Objective: Omit every picture and return the rest of the data unaltered.

Dataset excerpt:
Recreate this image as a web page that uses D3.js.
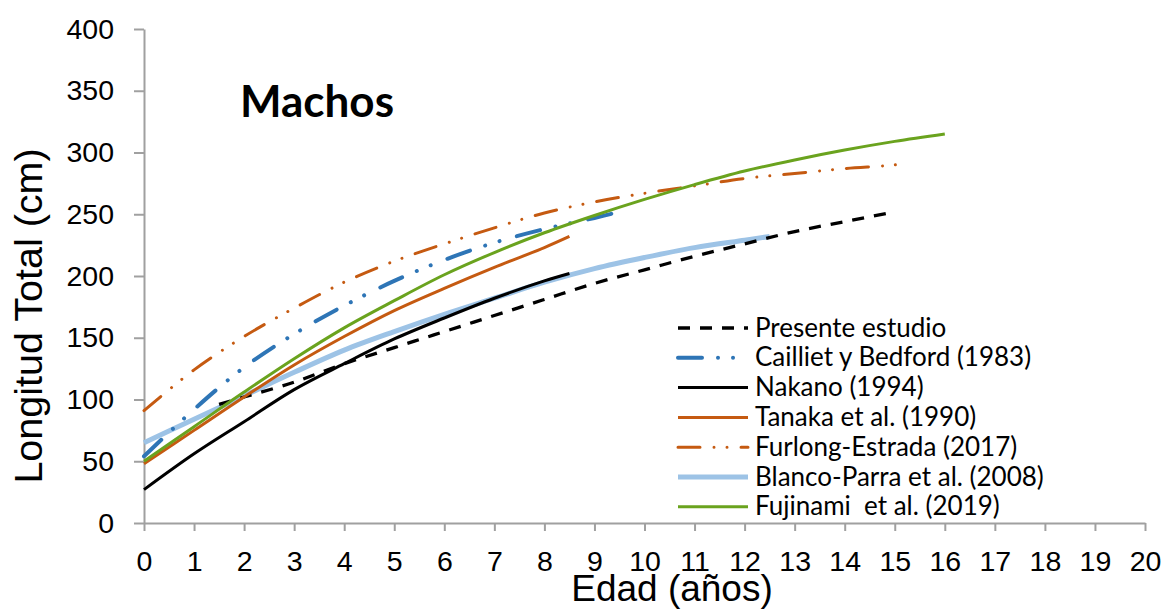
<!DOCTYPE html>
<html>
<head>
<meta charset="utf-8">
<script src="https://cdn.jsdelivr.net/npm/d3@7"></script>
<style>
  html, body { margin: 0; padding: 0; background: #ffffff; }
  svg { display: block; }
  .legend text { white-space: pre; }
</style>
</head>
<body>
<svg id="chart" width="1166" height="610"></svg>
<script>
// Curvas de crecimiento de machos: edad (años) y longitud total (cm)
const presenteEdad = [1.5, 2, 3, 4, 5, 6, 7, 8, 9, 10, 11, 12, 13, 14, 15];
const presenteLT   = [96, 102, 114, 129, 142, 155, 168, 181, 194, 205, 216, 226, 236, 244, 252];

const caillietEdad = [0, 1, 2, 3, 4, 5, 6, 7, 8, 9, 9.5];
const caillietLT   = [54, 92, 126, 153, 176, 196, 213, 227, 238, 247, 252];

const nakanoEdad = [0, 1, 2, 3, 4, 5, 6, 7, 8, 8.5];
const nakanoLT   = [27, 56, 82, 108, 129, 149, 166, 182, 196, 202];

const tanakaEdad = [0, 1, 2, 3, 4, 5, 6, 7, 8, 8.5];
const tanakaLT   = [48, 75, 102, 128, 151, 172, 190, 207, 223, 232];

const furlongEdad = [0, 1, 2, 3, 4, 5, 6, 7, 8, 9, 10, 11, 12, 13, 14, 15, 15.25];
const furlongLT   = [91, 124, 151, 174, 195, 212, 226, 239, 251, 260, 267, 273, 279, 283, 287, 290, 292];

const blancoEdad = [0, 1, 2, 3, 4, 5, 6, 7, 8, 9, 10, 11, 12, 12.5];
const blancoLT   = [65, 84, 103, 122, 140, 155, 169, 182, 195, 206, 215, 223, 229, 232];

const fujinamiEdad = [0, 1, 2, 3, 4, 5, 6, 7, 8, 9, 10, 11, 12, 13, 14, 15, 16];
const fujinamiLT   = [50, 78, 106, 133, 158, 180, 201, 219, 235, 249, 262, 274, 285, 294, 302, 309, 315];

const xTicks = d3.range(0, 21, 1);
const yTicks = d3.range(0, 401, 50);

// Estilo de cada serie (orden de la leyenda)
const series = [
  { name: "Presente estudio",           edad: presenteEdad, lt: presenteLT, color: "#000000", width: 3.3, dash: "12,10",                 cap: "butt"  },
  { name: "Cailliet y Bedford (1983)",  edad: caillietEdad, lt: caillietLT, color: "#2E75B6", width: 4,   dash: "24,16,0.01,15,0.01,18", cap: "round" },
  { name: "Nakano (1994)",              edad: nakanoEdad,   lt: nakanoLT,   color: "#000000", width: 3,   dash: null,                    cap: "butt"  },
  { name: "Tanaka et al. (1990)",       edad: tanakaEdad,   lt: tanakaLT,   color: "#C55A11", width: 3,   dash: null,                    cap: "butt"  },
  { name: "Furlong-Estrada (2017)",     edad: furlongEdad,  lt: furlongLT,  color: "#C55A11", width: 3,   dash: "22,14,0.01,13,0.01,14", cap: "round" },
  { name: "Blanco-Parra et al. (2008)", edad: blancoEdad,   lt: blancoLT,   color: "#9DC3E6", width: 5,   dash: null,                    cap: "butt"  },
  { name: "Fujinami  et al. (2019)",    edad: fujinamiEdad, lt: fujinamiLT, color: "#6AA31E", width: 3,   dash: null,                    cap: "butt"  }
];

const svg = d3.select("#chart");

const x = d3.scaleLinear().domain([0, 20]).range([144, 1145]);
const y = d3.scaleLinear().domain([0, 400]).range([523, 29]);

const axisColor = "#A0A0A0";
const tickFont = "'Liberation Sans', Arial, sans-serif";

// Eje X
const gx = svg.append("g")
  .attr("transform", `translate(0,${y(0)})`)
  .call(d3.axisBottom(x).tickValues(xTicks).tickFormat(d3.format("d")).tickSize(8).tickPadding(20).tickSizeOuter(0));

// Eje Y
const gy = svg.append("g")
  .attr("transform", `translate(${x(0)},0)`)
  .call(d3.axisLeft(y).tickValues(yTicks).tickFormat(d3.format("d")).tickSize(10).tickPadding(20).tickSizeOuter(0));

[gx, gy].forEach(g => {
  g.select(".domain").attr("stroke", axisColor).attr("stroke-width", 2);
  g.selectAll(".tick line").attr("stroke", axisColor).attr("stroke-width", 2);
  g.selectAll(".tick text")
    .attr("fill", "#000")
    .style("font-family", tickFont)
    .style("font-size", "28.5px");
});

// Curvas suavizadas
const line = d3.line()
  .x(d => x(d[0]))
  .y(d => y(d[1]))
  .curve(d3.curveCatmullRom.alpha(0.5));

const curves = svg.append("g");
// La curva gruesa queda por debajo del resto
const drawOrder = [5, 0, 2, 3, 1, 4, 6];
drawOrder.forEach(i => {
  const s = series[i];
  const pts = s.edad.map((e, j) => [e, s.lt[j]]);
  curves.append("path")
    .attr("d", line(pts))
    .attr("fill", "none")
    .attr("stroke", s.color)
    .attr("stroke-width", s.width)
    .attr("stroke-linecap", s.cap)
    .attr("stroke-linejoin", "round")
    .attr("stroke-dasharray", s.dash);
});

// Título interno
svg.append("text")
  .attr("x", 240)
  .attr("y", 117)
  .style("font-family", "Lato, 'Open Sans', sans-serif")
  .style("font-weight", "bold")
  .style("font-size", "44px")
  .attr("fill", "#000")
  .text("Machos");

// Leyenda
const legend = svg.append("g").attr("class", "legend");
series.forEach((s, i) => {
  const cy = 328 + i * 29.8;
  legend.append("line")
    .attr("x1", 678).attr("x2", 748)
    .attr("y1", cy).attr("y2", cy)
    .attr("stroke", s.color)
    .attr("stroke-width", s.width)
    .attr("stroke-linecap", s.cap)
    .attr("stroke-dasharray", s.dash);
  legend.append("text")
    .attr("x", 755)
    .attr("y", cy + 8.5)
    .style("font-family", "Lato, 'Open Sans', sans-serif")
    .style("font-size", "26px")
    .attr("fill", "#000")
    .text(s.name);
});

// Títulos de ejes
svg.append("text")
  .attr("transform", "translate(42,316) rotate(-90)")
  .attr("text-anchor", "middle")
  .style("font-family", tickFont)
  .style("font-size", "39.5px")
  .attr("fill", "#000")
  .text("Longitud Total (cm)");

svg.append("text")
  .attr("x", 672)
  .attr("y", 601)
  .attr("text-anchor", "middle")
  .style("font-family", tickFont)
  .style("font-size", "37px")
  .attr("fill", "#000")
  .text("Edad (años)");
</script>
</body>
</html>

Completed task:
Recreate this image as a web page that uses D3.js.
<!DOCTYPE html>
<html>
<head>
<meta charset="utf-8">
<script src="https://cdn.jsdelivr.net/npm/d3@7"></script>
<style>
  html, body { margin: 0; padding: 0; background: #ffffff; }
  svg { display: block; }
  .legend text { white-space: pre; }
</style>
</head>
<body>
<svg id="chart" width="1166" height="610"></svg>
<script>
// Curvas de crecimiento de machos: edad (años) y longitud total (cm)
const presenteEdad = [1.5, 2, 3, 4, 5, 6, 7, 8, 9, 10, 11, 12, 13, 14, 15];
const presenteLT   = [96, 102, 114, 129, 142, 155, 168, 181, 194, 205, 216, 226, 236, 244, 252];

const caillietEdad = [0, 1, 2, 3, 4, 5, 6, 7, 8, 9, 9.5];
const caillietLT   = [54, 92, 126, 153, 176, 196, 213, 227, 238, 247, 252];

const nakanoEdad = [0, 1, 2, 3, 4, 5, 6, 7, 8, 8.5];
const nakanoLT   = [27, 56, 82, 108, 129, 149, 166, 182, 196, 202];

const tanakaEdad = [0, 1, 2, 3, 4, 5, 6, 7, 8, 8.5];
const tanakaLT   = [48, 75, 102, 128, 151, 172, 190, 207, 223, 232];

const furlongEdad = [0, 1, 2, 3, 4, 5, 6, 7, 8, 9, 10, 11, 12, 13, 14, 15, 15.25];
const furlongLT   = [91, 124, 151, 174, 195, 212, 226, 239, 251, 260, 267, 273, 279, 283, 287, 290, 292];

const blancoEdad = [0, 1, 2, 3, 4, 5, 6, 7, 8, 9, 10, 11, 12, 12.5];
const blancoLT   = [65, 84, 103, 122, 140, 155, 169, 182, 195, 206, 215, 223, 229, 232];

const fujinamiEdad = [0, 1, 2, 3, 4, 5, 6, 7, 8, 9, 10, 11, 12, 13, 14, 15, 16];
const fujinamiLT   = [50, 78, 106, 133, 158, 180, 201, 219, 235, 249, 262, 274, 285, 294, 302, 309, 315];

const xTicks = d3.range(0, 21, 1);
const yTicks = d3.range(0, 401, 50);

// Estilo de cada serie (orden de la leyenda)
const series = [
  { name: "Presente estudio",           edad: presenteEdad, lt: presenteLT, color: "#000000", width: 3.3, dash: "12,10",                 cap: "butt"  },
  { name: "Cailliet y Bedford (1983)",  edad: caillietEdad, lt: caillietLT, color: "#2E75B6", width: 4,   dash: "24,16,0.01,15,0.01,18", cap: "round" },
  { name: "Nakano (1994)",              edad: nakanoEdad,   lt: nakanoLT,   color: "#000000", width: 3,   dash: null,                    cap: "butt"  },
  { name: "Tanaka et al. (1990)",       edad: tanakaEdad,   lt: tanakaLT,   color: "#C55A11", width: 3,   dash: null,                    cap: "butt"  },
  { name: "Furlong-Estrada (2017)",     edad: furlongEdad,  lt: furlongLT,  color: "#C55A11", width: 3,   dash: "22,14,0.01,13,0.01,14", cap: "round" },
  { name: "Blanco-Parra et al. (2008)", edad: blancoEdad,   lt: blancoLT,   color: "#9DC3E6", width: 5,   dash: null,                    cap: "butt"  },
  { name: "Fujinami  et al. (2019)",    edad: fujinamiEdad, lt: fujinamiLT, color: "#6AA31E", width: 3,   dash: null,                    cap: "butt"  }
];

const svg = d3.select("#chart");

const x = d3.scaleLinear().domain([0, 20]).range([144, 1145]);
const y = d3.scaleLinear().domain([0, 400]).range([523, 29]);

const axisColor = "#A0A0A0";
const tickFont = "'Liberation Sans', Arial, sans-serif";

// Eje X
const gx = svg.append("g")
  .attr("transform", `translate(0,${y(0)})`)
  .call(d3.axisBottom(x).tickValues(xTicks).tickFormat(d3.format("d")).tickSize(8).tickPadding(20).tickSizeOuter(0));

// Eje Y
const gy = svg.append("g")
  .attr("transform", `translate(${x(0)},0)`)
  .call(d3.axisLeft(y).tickValues(yTicks).tickFormat(d3.format("d")).tickSize(10).tickPadding(20).tickSizeOuter(0));

[gx, gy].forEach(g => {
  g.select(".domain").attr("stroke", axisColor).attr("stroke-width", 2);
  g.selectAll(".tick line").attr("stroke", axisColor).attr("stroke-width", 2);
  g.selectAll(".tick text")
    .attr("fill", "#000")
    .style("font-family", tickFont)
    .style("font-size", "28.5px");
});

// Curvas suavizadas
const line = d3.line()
  .x(d => x(d[0]))
  .y(d => y(d[1]))
  .curve(d3.curveCatmullRom.alpha(0.5));

const curves = svg.append("g");
// La curva gruesa queda por debajo del resto
const drawOrder = [5, 0, 2, 3, 1, 4, 6];
drawOrder.forEach(i => {
  const s = series[i];
  const pts = s.edad.map((e, j) => [e, s.lt[j]]);
  curves.append("path")
    .attr("d", line(pts))
    .attr("fill", "none")
    .attr("stroke", s.color)
    .attr("stroke-width", s.width)
    .attr("stroke-linecap", s.cap)
    .attr("stroke-linejoin", "round")
    .attr("stroke-dasharray", s.dash);
});

// Título interno
svg.append("text")
  .attr("x", 240)
  .attr("y", 117)
  .style("font-family", "Lato, 'Open Sans', sans-serif")
  .style("font-weight", "bold")
  .style("font-size", "44px")
  .attr("fill", "#000")
  .text("Machos");

// Leyenda
const legend = svg.append("g").attr("class", "legend");
series.forEach((s, i) => {
  const cy = 328 + i * 29.8;
  legend.append("line")
    .attr("x1", 678).attr("x2", 748)
    .attr("y1", cy).attr("y2", cy)
    .attr("stroke", s.color)
    .attr("stroke-width", s.width)
    .attr("stroke-linecap", s.cap)
    .attr("stroke-dasharray", s.dash);
  legend.append("text")
    .attr("x", 755)
    .attr("y", cy + 8.5)
    .style("font-family", "Lato, 'Open Sans', sans-serif")
    .style("font-size", "26px")
    .attr("fill", "#000")
    .text(s.name);
});

// Títulos de ejes
svg.append("text")
  .attr("transform", "translate(42,316) rotate(-90)")
  .attr("text-anchor", "middle")
  .style("font-family", tickFont)
  .style("font-size", "39.5px")
  .attr("fill", "#000")
  .text("Longitud Total (cm)");

svg.append("text")
  .attr("x", 672)
  .attr("y", 601)
  .attr("text-anchor", "middle")
  .style("font-family", tickFont)
  .style("font-size", "37px")
  .attr("fill", "#000")
  .text("Edad (años)");
</script>
</body>
</html>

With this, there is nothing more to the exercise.